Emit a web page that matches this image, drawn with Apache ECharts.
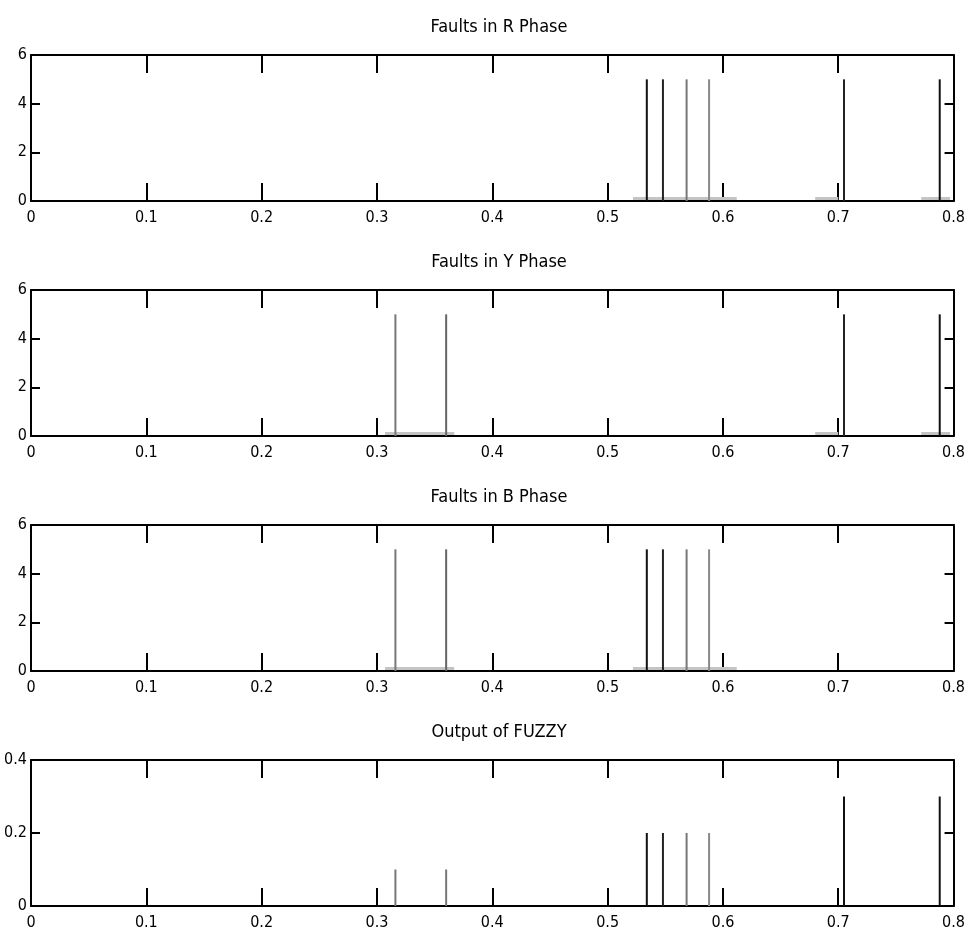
--
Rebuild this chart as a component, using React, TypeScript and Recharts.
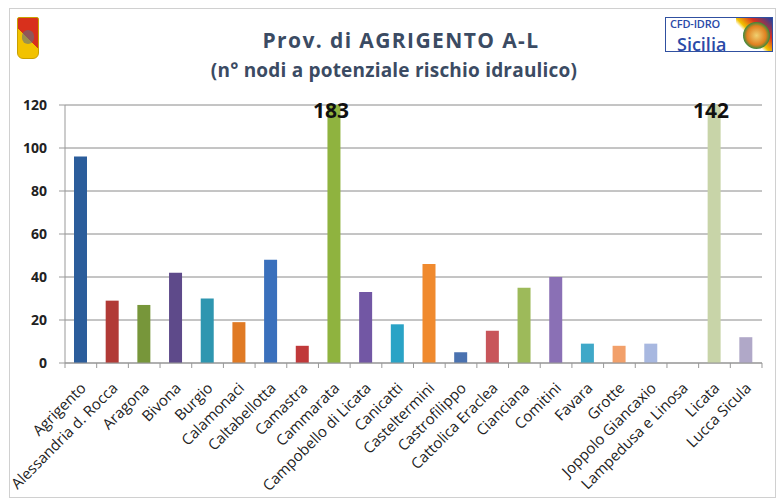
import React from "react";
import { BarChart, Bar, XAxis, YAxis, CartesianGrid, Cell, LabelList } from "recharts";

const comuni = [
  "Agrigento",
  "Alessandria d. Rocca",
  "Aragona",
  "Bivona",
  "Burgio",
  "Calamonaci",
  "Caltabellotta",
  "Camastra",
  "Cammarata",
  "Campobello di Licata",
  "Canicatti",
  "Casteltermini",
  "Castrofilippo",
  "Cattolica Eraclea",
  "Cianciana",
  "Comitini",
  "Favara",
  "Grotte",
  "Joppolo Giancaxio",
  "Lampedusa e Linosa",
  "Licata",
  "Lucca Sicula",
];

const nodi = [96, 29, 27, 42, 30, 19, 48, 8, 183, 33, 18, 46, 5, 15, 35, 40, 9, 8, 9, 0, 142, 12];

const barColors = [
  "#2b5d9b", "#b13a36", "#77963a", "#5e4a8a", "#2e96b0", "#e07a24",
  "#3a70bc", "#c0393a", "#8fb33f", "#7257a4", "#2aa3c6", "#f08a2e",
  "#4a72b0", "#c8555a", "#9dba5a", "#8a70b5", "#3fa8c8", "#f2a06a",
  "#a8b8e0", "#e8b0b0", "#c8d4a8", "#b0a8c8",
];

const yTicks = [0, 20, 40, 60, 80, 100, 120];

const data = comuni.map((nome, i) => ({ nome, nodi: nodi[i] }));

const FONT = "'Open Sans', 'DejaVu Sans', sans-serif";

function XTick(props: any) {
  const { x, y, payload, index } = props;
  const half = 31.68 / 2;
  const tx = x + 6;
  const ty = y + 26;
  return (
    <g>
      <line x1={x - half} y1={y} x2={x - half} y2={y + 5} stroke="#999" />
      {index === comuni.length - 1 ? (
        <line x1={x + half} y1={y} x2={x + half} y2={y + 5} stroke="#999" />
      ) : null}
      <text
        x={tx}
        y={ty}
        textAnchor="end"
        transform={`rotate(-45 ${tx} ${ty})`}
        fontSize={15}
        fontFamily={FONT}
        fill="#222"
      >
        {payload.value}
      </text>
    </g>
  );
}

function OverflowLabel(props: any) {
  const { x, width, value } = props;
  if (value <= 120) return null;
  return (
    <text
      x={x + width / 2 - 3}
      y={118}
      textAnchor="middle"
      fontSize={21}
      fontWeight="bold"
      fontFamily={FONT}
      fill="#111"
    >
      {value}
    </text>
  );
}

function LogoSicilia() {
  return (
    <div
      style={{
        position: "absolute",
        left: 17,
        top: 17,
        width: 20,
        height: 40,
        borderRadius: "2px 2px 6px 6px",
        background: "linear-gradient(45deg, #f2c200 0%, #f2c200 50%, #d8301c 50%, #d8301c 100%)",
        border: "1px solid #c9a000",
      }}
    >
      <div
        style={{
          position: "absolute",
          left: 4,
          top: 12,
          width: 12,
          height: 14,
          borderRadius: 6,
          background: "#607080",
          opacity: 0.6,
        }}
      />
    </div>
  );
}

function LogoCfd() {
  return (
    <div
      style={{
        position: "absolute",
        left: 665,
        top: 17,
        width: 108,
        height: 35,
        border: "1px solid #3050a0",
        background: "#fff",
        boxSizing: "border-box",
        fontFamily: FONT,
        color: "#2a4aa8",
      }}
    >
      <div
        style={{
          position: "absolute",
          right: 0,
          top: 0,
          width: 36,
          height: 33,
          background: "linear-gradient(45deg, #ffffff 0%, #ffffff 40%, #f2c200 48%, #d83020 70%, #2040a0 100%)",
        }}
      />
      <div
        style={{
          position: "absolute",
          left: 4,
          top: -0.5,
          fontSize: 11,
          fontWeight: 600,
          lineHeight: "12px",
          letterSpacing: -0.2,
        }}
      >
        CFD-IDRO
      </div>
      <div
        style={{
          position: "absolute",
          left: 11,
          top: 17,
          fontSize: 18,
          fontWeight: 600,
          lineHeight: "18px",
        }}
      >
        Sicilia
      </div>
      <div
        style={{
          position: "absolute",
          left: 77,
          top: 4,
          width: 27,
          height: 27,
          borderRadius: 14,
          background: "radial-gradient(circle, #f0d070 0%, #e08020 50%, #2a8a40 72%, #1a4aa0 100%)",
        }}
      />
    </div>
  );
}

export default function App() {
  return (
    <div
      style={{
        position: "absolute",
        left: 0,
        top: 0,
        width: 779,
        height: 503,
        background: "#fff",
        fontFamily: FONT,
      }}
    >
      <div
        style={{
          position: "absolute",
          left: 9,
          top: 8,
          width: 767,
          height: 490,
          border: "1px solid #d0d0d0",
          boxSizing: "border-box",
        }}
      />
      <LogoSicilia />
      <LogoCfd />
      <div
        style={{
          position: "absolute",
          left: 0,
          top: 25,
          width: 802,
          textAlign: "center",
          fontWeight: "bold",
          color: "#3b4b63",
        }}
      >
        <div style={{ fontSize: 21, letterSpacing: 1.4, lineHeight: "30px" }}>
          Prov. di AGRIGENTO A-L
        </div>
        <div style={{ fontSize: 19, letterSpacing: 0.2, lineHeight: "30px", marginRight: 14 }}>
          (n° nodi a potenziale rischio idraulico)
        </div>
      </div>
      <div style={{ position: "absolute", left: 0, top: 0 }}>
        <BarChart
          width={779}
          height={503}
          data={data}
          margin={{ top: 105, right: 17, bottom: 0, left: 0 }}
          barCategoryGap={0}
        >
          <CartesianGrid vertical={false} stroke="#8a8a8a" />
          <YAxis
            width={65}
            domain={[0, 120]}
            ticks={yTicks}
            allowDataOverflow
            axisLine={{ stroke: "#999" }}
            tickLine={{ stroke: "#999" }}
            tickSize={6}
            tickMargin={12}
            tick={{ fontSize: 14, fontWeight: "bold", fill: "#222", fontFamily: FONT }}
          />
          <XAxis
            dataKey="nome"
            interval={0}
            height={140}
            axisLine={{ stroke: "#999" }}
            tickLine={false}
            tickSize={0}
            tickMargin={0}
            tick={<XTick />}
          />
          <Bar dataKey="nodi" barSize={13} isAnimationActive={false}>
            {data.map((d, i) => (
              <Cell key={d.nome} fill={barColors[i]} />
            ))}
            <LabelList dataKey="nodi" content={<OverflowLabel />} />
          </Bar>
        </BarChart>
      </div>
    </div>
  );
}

### THE EXERCISE:
From the records above, copy only the lines running from the line containing "Rebuild this chart" to the line containing "CartesianGrid, Cell, LabelList", both ends included. Leave the pictures out.

### EXERCISE RESPONSE:
Rebuild this chart as a component, using React, TypeScript and Recharts.
import React from "react";
import { BarChart, Bar, XAxis, YAxis, CartesianGrid, Cell, LabelList } from "recharts";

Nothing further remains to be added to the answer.